* **Task objective**: Output exactly the lines from the line containing "Write a LaTeX" through the line containing "(bb) at (541,404)", inclusive, and omit any pictures.

* **The records**:
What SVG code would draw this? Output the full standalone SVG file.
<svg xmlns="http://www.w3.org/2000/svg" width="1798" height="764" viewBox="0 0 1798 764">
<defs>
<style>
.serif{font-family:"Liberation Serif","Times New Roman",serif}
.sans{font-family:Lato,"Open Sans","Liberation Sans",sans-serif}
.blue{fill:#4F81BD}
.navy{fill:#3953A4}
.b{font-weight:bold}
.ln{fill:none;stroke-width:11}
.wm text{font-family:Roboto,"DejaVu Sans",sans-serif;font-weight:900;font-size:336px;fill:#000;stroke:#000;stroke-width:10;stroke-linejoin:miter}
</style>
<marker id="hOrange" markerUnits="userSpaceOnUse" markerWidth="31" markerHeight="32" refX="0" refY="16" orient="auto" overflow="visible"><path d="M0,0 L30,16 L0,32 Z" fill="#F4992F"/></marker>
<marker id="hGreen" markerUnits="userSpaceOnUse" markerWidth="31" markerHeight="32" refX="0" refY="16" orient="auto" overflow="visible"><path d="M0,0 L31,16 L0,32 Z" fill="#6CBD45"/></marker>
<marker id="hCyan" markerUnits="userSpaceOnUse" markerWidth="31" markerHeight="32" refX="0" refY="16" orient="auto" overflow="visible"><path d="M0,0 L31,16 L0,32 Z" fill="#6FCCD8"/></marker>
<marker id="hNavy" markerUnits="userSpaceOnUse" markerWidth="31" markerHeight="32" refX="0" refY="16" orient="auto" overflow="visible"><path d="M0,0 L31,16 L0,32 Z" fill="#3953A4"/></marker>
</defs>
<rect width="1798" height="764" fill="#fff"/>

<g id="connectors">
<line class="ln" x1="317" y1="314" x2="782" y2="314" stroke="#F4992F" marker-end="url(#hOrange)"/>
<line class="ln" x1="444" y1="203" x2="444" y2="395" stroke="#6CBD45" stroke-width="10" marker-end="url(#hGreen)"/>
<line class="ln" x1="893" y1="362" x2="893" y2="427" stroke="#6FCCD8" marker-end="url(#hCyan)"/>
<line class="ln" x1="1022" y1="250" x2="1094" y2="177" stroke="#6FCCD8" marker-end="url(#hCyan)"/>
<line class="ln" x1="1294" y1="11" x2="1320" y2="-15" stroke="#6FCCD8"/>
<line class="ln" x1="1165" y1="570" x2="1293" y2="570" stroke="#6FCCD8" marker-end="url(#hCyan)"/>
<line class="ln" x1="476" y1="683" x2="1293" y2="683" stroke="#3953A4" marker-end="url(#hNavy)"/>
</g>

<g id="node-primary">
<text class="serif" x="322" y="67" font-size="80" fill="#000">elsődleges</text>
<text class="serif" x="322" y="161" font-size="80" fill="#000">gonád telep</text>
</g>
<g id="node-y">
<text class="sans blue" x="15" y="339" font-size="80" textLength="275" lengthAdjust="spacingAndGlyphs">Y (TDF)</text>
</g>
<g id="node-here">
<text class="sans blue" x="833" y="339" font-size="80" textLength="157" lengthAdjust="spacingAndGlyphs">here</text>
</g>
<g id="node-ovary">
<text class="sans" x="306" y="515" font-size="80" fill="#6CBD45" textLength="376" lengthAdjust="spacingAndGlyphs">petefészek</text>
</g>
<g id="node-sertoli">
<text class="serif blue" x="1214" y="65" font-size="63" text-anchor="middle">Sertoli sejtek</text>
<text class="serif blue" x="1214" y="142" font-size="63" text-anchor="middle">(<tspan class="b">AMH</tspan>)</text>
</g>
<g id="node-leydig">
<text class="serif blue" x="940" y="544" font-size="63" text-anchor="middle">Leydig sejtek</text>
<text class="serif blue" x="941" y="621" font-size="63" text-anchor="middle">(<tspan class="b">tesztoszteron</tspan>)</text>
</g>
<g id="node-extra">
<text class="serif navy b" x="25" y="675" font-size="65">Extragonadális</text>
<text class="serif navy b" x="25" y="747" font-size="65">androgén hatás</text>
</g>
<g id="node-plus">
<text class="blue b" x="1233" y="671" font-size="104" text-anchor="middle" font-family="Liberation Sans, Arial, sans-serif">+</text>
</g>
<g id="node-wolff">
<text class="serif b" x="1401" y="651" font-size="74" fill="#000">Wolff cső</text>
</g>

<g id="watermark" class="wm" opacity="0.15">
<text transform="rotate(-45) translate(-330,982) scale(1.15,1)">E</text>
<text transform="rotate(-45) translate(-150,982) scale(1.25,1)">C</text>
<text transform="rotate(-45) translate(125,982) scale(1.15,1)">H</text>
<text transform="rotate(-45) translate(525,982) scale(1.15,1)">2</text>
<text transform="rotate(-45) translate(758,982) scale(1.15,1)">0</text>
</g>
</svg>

---

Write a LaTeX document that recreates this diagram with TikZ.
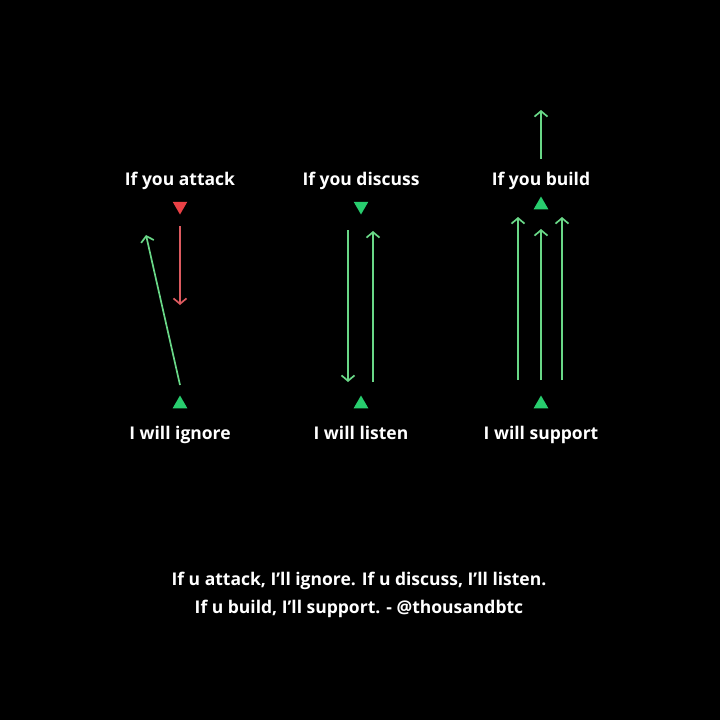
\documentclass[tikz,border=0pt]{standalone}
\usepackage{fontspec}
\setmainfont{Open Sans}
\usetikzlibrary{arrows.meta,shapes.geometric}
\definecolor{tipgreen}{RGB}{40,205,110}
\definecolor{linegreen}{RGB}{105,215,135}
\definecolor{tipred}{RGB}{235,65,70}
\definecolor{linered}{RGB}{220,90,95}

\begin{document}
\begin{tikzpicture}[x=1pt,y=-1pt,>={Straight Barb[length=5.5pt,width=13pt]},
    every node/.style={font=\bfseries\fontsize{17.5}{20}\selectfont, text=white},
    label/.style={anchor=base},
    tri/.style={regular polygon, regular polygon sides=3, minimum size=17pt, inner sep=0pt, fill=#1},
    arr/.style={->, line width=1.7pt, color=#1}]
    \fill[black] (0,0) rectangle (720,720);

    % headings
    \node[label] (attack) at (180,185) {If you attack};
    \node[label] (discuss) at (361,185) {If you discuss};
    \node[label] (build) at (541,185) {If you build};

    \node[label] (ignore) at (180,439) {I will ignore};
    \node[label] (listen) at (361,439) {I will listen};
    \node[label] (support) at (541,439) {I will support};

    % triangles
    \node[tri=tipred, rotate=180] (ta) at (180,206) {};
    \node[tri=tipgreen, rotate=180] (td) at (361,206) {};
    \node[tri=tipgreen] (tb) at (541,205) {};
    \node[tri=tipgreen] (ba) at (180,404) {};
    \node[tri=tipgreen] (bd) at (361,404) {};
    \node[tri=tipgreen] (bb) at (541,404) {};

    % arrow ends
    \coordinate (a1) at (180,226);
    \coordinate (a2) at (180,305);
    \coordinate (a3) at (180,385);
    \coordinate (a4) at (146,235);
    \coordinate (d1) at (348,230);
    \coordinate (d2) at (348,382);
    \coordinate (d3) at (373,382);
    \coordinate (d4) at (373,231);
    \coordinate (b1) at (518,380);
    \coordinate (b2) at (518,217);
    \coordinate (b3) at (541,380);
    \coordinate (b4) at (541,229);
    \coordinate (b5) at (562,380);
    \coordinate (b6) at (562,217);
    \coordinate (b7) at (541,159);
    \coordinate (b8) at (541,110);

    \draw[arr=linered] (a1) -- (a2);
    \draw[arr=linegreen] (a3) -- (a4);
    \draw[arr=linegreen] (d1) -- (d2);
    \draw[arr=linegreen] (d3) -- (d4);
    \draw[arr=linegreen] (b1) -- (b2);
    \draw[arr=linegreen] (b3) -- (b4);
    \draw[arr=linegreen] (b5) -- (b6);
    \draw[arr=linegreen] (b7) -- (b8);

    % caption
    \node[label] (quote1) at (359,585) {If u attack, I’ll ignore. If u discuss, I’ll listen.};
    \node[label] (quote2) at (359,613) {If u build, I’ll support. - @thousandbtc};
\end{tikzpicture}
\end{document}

* **Solution to this problem**:
Write a LaTeX document that recreates this diagram with TikZ.
\documentclass[tikz,border=0pt]{standalone}
\usepackage{fontspec}
\setmainfont{Open Sans}
\usetikzlibrary{arrows.meta,shapes.geometric}
\definecolor{tipgreen}{RGB}{40,205,110}
\definecolor{linegreen}{RGB}{105,215,135}
\definecolor{tipred}{RGB}{235,65,70}
\definecolor{linered}{RGB}{220,90,95}

\begin{document}
\begin{tikzpicture}[x=1pt,y=-1pt,>={Straight Barb[length=5.5pt,width=13pt]},
    every node/.style={font=\bfseries\fontsize{17.5}{20}\selectfont, text=white},
    label/.style={anchor=base},
    tri/.style={regular polygon, regular polygon sides=3, minimum size=17pt, inner sep=0pt, fill=#1},
    arr/.style={->, line width=1.7pt, color=#1}]
    \fill[black] (0,0) rectangle (720,720);

    % headings
    \node[label] (attack) at (180,185) {If you attack};
    \node[label] (discuss) at (361,185) {If you discuss};
    \node[label] (build) at (541,185) {If you build};

    \node[label] (ignore) at (180,439) {I will ignore};
    \node[label] (listen) at (361,439) {I will listen};
    \node[label] (support) at (541,439) {I will support};

    % triangles
    \node[tri=tipred, rotate=180] (ta) at (180,206) {};
    \node[tri=tipgreen, rotate=180] (td) at (361,206) {};
    \node[tri=tipgreen] (tb) at (541,205) {};
    \node[tri=tipgreen] (ba) at (180,404) {};
    \node[tri=tipgreen] (bd) at (361,404) {};
    \node[tri=tipgreen] (bb) at (541,404) {};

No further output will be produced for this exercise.